-- Source records start --

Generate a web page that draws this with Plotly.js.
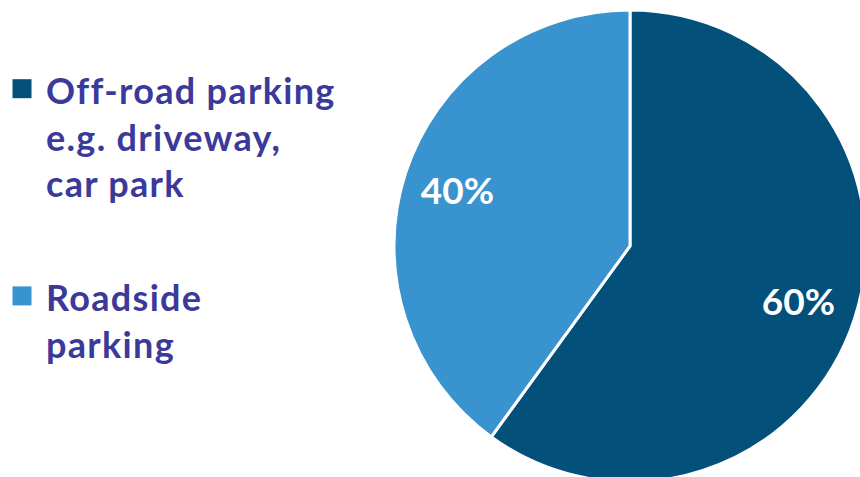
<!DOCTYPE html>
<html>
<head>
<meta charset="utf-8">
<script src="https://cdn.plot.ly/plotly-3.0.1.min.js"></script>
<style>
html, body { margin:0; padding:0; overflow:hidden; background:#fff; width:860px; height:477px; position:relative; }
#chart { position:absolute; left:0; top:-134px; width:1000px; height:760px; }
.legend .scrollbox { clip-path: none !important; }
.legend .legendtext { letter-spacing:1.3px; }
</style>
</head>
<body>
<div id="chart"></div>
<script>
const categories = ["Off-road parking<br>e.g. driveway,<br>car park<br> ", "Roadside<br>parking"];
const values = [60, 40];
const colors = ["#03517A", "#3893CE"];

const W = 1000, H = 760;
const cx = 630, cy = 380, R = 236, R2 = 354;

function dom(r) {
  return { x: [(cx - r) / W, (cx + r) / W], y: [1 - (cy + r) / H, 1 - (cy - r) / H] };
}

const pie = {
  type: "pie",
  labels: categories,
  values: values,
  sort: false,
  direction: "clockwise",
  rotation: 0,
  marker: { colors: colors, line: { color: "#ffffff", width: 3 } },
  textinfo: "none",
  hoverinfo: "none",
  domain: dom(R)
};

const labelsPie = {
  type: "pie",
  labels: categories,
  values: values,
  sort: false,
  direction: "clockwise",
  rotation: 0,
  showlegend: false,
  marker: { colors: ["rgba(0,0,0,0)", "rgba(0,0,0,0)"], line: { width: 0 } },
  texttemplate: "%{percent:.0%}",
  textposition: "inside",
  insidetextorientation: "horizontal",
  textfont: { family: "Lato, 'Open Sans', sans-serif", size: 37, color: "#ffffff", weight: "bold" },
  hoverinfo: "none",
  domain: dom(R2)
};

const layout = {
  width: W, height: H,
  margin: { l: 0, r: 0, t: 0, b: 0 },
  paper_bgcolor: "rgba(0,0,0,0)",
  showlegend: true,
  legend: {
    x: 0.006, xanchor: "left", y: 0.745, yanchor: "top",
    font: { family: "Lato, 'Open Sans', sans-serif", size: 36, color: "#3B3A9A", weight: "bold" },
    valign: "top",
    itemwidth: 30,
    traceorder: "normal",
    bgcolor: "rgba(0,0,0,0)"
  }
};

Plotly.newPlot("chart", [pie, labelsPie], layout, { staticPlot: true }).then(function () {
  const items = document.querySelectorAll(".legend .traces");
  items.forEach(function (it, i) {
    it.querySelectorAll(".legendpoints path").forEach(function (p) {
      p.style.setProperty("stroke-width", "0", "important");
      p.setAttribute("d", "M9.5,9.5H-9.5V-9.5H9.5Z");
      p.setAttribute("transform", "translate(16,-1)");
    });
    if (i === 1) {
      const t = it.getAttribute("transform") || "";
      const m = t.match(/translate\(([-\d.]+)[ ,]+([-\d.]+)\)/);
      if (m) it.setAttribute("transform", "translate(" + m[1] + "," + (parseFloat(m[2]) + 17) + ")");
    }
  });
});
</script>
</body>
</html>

-- Source records end --
-- Source records start --

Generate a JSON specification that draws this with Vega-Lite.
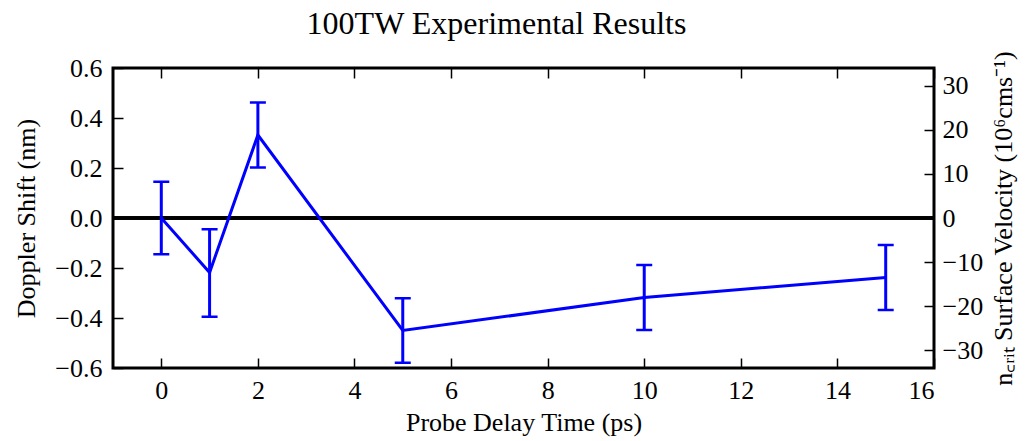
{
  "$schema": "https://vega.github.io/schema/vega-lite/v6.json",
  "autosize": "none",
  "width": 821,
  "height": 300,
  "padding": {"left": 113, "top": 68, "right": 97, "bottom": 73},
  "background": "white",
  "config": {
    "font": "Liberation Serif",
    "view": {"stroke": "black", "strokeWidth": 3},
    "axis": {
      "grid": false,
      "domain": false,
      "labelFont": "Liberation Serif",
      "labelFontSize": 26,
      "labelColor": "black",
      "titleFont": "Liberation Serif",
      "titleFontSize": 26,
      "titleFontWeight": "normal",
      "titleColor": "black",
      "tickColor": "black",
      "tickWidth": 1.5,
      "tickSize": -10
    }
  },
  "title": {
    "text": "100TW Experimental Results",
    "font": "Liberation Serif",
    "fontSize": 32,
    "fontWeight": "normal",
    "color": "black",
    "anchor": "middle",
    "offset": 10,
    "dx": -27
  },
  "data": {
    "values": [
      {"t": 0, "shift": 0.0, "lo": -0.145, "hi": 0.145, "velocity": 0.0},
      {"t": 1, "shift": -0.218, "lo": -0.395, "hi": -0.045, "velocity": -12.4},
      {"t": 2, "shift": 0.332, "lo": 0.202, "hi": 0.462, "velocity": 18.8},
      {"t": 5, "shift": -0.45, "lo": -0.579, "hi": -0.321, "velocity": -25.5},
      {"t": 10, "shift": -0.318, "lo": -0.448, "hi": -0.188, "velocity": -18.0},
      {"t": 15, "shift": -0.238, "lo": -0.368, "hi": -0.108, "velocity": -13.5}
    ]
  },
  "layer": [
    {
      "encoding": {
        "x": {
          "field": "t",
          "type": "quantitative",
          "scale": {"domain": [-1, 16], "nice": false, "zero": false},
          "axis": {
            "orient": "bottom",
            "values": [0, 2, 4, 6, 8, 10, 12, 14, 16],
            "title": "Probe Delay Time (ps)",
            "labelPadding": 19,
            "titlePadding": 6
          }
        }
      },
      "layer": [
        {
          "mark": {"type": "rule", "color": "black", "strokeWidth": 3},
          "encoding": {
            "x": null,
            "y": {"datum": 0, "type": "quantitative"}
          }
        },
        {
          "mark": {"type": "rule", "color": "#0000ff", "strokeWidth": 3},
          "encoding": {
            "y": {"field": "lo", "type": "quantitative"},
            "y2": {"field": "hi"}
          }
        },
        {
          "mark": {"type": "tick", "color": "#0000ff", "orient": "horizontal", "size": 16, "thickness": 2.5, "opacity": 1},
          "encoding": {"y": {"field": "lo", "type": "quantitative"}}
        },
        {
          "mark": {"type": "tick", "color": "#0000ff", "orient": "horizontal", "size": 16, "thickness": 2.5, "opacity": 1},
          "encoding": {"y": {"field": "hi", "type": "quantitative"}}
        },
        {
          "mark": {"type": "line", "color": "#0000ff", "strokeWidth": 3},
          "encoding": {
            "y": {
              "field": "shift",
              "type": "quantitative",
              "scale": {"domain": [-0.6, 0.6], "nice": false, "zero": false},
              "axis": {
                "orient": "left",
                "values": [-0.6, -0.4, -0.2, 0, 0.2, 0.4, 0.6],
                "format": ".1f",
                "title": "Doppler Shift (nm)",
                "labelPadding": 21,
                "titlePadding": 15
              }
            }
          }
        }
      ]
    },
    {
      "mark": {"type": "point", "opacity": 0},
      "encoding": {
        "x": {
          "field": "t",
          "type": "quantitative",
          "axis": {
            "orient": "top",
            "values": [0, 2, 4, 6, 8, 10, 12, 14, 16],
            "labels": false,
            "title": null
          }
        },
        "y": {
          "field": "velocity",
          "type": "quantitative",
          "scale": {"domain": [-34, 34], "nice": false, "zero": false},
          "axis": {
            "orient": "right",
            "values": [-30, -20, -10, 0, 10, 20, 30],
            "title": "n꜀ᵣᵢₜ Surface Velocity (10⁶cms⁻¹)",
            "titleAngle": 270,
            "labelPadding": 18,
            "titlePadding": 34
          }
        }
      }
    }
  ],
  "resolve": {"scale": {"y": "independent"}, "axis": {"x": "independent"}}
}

-- Source records end --

### Exercise
Where a line contains the string "this", extract that line.

### Full response
Generate a web page that draws this with Plotly.js.
Generate a JSON specification that draws this with Vega-Lite.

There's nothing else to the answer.